Detroit led division rival Tampa Bay 12-7 late on the road -- on the brink of finally cashing in on a long-awaited win. Despite playing with a rookie quarterback, and a roster riddled with injuries, the hapless ball club seemed destined for the upset.
Then the inevitable would befall Detroit.
An all too familiar scene played out, as Millen sat effortless watching the Buccaneers engineer an 80-yard scoring drive, concluding on a fluke toss-up to the endzone. Buccaneers 15. Lions 12.
Millen's reaction, broad casted across television screens in the mid west, was brief. A simple bow of the head that told a cruel story that has yet to end.
A rookie vice president, Millen has drawn the camera attention numerous times this season. Unfortunately, the majority of which display Millen playing a fans' role. Slumping into his seat, only to watch another check be filed into the loss column.
Millen is an avid Detroit Lions fan. And not because he's paid to be. He was there from the beginning, whether it was his routine presence at training camp, wrestling with players in the weight room, or simply paying attention to every detail in every single game. All the traits of a die hard fan.
But Millen's role as a fan doesn't end with the nachos stain on a Lions' jersey, or seeking an autograph for his children. He does both. He harbors, perhaps, the most scrutinized position in all of professional football. At least currently.
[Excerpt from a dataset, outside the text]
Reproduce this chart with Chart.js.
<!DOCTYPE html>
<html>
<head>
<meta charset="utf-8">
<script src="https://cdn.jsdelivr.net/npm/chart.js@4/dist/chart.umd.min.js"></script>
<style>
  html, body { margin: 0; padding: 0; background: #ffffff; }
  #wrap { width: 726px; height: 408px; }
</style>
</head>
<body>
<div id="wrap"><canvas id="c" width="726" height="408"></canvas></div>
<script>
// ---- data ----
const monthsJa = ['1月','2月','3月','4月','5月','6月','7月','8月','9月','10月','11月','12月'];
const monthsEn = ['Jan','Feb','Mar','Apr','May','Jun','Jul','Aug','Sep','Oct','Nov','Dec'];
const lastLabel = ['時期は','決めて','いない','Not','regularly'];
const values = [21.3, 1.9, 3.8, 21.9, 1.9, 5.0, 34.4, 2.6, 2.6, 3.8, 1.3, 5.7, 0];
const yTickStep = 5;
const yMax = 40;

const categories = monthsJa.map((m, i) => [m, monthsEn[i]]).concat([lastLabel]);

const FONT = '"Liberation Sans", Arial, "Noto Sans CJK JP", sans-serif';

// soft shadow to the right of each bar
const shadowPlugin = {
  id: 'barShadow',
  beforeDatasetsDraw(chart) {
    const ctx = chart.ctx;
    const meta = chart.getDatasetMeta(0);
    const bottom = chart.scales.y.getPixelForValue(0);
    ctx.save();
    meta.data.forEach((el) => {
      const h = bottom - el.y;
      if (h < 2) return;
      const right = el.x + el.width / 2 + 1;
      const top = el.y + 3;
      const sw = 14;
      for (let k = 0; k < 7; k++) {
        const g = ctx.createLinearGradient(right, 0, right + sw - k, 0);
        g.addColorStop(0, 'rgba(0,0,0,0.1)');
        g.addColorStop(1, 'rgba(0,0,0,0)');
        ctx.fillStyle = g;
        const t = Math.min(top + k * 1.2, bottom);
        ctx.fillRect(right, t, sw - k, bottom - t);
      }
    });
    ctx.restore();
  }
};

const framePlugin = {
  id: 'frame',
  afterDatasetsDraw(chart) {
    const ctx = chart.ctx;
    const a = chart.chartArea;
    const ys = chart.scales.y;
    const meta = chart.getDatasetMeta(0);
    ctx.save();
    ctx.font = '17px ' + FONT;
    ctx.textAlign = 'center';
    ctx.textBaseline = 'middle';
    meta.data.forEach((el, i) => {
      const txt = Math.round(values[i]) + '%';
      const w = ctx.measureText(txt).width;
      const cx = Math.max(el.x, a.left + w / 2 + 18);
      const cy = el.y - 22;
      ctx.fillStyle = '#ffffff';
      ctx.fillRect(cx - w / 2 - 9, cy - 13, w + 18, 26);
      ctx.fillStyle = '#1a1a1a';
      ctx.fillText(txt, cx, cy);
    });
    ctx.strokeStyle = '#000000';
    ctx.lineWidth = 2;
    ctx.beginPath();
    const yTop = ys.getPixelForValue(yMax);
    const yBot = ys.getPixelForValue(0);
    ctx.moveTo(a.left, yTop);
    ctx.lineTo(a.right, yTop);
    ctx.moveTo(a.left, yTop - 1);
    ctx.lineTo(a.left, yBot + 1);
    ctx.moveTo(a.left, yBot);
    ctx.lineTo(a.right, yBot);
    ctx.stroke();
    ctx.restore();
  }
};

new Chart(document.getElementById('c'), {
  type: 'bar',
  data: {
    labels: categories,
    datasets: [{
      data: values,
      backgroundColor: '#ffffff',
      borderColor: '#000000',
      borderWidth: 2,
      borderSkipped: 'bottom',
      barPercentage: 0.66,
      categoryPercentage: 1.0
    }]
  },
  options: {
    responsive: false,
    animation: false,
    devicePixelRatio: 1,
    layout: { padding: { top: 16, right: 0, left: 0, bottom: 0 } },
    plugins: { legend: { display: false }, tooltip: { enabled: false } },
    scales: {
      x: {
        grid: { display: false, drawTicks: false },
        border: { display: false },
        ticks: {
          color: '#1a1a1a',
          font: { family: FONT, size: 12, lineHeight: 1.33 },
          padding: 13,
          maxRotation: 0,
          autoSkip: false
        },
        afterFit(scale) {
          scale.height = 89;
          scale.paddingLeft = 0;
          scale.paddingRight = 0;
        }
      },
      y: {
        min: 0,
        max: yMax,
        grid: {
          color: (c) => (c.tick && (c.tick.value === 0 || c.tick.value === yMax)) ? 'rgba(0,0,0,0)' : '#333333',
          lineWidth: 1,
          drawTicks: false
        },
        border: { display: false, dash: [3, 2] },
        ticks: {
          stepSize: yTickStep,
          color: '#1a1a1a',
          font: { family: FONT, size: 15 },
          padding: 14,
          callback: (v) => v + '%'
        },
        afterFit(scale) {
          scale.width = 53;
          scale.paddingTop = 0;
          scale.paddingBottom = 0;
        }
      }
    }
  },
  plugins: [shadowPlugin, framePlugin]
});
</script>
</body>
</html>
After taking the reigns of an organization that hasn't witnessed a playoff win in a decade, and has never reached a Super Bowl, Millen hasn't delivered the results many demanded that he retrieve. The Lions are making history, but not in the form that was even thought possible three months ago. When Millen was introduced, Super Bowl thoughts were on the horizon, or -- at the very least -- playoff potential.
Instead, Millen's bunch finds themselves on the boundary of NFL destitution. Already a national laughing stock, Millen remains resolute.
He's under the microscope of everyone in relation to the NFL, whether it be his former peers within the media, or the ones who write his paycheck: the owners. But Millen's goal isn't to impress them, it is to satisfy the fans.
Millen's scheme, initially, was to induce a winning attitude amongst both players and fans. Hence the West coast offense under head coach Marty Mornhinweg, and a slew of "New Attitude" commercials directed towards fans
After an 0-12 start, however, Millen's new directive is to keep the fans intact, and the players with a sense of hope, pride, and purpose. He hasn't, and won't, give up -- which is Millen's most reverberating trait. One needs only to glance into the Lions' locker room for evidence. Depressed? Yes, who wouldn't be. On the verge of throwing in the towel? Not in a million years.
For the first time since 1980, Millen is a rookie in the National Football League. His back is against the wall, and facing the daunting task of turning around an organization, and a ball club. Ironically enough, that was the same task he faced in January.
He's undergoing the most difficult learning process in his young career. Because that, however, Millen can clearly identify each and every aspect of his team that needs to be addressed. And it will be.
His objective remains lucid: Win. Win at all costs.
Be patient, fans, there is a new attitude in Detroit. And it won't take long for the Lions to discover it.